Очень скоро Иван понял, что Данилевский научить его ничему не может, потому что сам мало что умеет, что он обыкновенный хват и делец, а искусство ему абсолютно безразлично. Тогда Крамской решил уйти от него, но узнал, что уйти не может, так как, оказывается, подписал контракт с Данилевским и обязан отработать у него три года.
Суровый поворот судьбы не испугал Ивана, он обладал не только большим трудолюбием, но и оптимизмом, неистощимым терпением, крепким характером и не сожалел о своем решении. За три года он много чего повидал: мелькали города и лица. То Москва, то Нижний Новгород, то Тула, то Курск, то Орел… Новые места, новые люди… Чем больше он видел, тем больше ему хотелось узнавать. Рано повзрослев, Иван много читал, благодаря чтению многое начал понимать и о жизни, и о живописи, и об искусстве. К нему постепенно приходила человеческая и личностная зрелость, и все больше развивался его талант. «Разделывая» акварельными красками фотографии, он до скрупулезности изучал лица, выражения лиц, характеры, позы людей.
О живописи он думал постоянно. Думал наивно и восторженно.
«О! Как я люблю живопись! Милая живопись! Я умру, если не постигну тебя хоть столько, сколько доступно моим способностям… – писал он в своем дневнике в 1853 году. – Живопись я люблю почти до безумия…»
Из молодого наивного провинциала Иван Крамской постепенно превращался в человека опытного, начитанного, разбирающегося в людях, в окружающей жизни. Он много думал о своем будущем, о своей жизни, о жизни людей и понял, что нужно учиться, учиться по-настоящему, узнать тайны и законы живописи, чтобы стать художником. И для этого одних способностей мало, нужно основательно овладеть мастерством.

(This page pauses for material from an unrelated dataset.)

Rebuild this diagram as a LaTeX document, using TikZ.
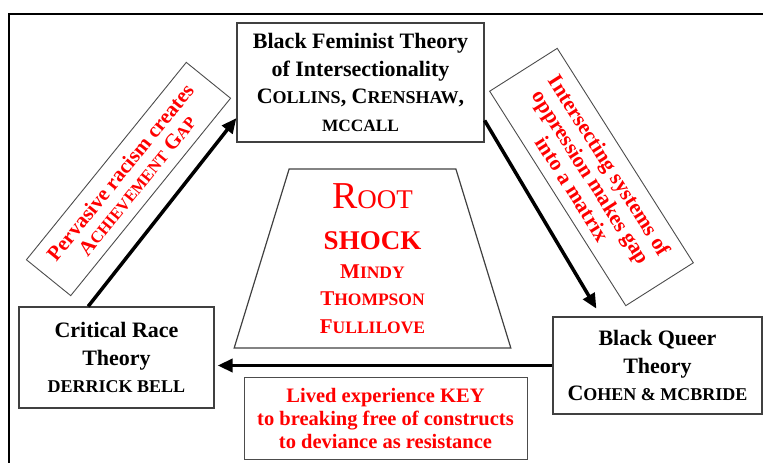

Отношения с Данилевским становились все хуже и хуже и закончились бурной ссорой, после чего Иван ушел из фотоателье и поехал в Петербург воплощать свою мечту в жизнь – поступать в Академию художеств.
Долгий путь на перекладных Крамской перенес терпеливо. В грезах о будущем он не замечал трудностей. Зимой 1856 года он добрался до Петербурга и снял квартиру на Васильевском острове, там, где снимали жилье ученики Академии художеств.
Иван долго не решался поступать в академию, очень стеснялся и только под нажимом своего друга Тулинова все же сдал экзамен, и сразу был принят. И благодаря своим большим способностям легко овладевал профессией, быстро перепрыгивал из класса в класс. Однако подрабатывать ретушью не бросил и каждый день по вечерам что-нибудь писал черным соусом: в основном это были заказные портреты с фотографий.
Хотя он успешно закончил обучение, Крамской разочаровался в преподавании и в преподавателях. Академический стиль псевдоклассики изжил себя, решил молодой художник. Иван скоро понял, что его друзья, коллеги по кисти, другие молодые художники думали так же, как и он, что методы обучения устарели, что им не дают возможности выразить себя, проявить свой талант, внести самобытность в искусство и нынешняя школа фальшива и стара. Искусство, как и жизнь, как время, не останавливается на месте и вечно меняется, как и все вокруг.
Мыслящий, начитанный, самостоятельный, Иван Крамской быстро стал лидером в среде своих собратьев-художников, искавших новые пути в искусстве, и неудивительно, что стал одним из руководителей знаменитого бунта четырнадцати. По окончании академии четырнадцать выпускников отказались от участия в дипломном конкурсе, заявив свое право писать сюжет выпускной картины по собственному выбору. Они отказались писать работы на заданную тему, потому что считали, что художник может проявить свой талант только в свободной, самостоятельной работе. Уверенные в своей правоте, они попросили Совет академии, в случае отказа пойти им навстречу, уволить их, предоставив звание свободных художников. И Совет академии за неслыханную дерзость, непослушание и отрицание установленных канонов вынес единогласное решение уволить «мятежников» из академии.